Introduction
What’s the fastest way to sort the following sequence [9, 3, 0, 5, 4, 1, 2, 6, 8, 7]? Well, the question is a bit tricky since the input is somehow “predefined”. First of all we have only integers, and fortunately they are all different. That’s great and we know that in practice it’s almost impossible to count on such lucky coincidence. However here we can sort the sequence very quickly.
First of all we can pass through all these integers and by using an auxiliary array we can just put them at their corresponding index. We know in advance that that is going to work really well, because they are all different.
There is only one major problem in this solution. That’s because we assume all the integers are different. If not – we can just put all them in one single corresponding index.

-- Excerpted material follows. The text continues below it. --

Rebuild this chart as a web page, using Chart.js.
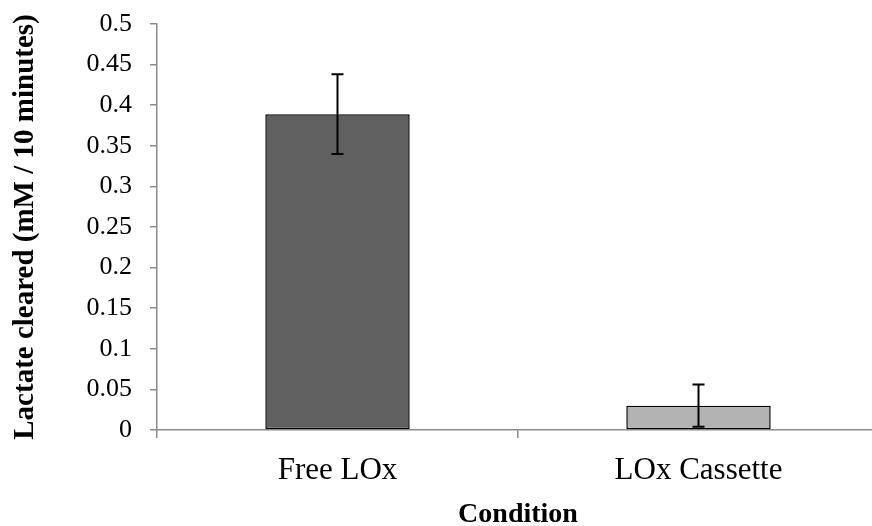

That is why we can use bucket sort.
Overview
Bucket sort it’s the perfect sorting algorithm for the sequence above. We must know in advance that the integers are fairly well distributed over an interval (i, j). Then we can divide this interval in N equal sub-intervals (or buckets). We’ll put each number in its corresponding bucket. Finally for every bucket that contains more than one number we’ll use some linear sorting algorithm.
The thing is that we know that the integers are well distributed, thus we expect that there won’t be many buckets with more than one number inside.
That is why the sequence [1, 2, 3, 2, 1, 2, 3, 1] won’t be sorted faster than [4, 3, 1, 2, 9, 5, 4, 8].
Pseudo Code
1. Let n be the length of the input list L; 2. For each element i from L 2.1. If B[i] is not empty 2.1.1. Put A[i] into B[i] using insertion sort; 2.1.2. Else B[i] := A[i] 3. Concatenate B[i .. n] into one sorted list;
Complexity
The complexity of bucket sort isn’t constant depending on the input. However in the average case the complexity of the algorithm is O(n + k) where n is the length of the input sequence, while k is the number of buckets.
The problem is that its worst-case performance is O(n^2) which makes it as slow as bubble sort.
Application
As the other two linear time sorting algorithms (radix sort and counting sort) bucket sort depends so much on the input. The main thing we should be aware of is the way the input data is dispersed over an interval.
Another crucial thing is the number of buckets that can dramatically improve or worse the performance of the algorithm.
This makes bucket sort ideal in cases we know in advance that the input is well dispersed.
how do we decide on the interval size here? in your second example we could have decided to choose buckets of size (0-5,5-10,10-15,15-20,20-25). What is the best approach to decide bucket size?
Hi,
I have found your explanation quite useful and I have tried to apply them to test the different sort presented in your blog. The result (in golang) can be found at: https://github.com/thoroc/go_test/blob/master/sort.go
why we use bucket sort? what problem is encountered in other sorting algorithms that we need to use bucket sort?…problem statement for bucket sort??
How do you count number of swaps and comparison in Bucket sort? Do you count swaps and comparisons from Insertion sort only or something more?
For the why question above, because most sorting algorithms are at best O(n log n) and at worst O(n^2) or worse. Bucket sort is O(n) (Assuming n is somewhat large and you’re buckets are relatively small as mentioned in the article) That’s the worst time under those assumptions. http://stackoverflow.com/questions/7311415/how-is-the-complexity-of-bucket-sort-is-onk-if-we-implement-buckets-using-lin
For an array with 10,000 elements, that’s a difference between 10,000 and ~100,000 in the best case and between 10,000 and 100,000,000 in the worst case.
How did you decide on how many buckets to use ? And how do u calculate which array element goes into which bucket ? If we go by your second example of using ranges to represent bucket, don’t you think there is an overhead in calculating which bucket an element belongs to ..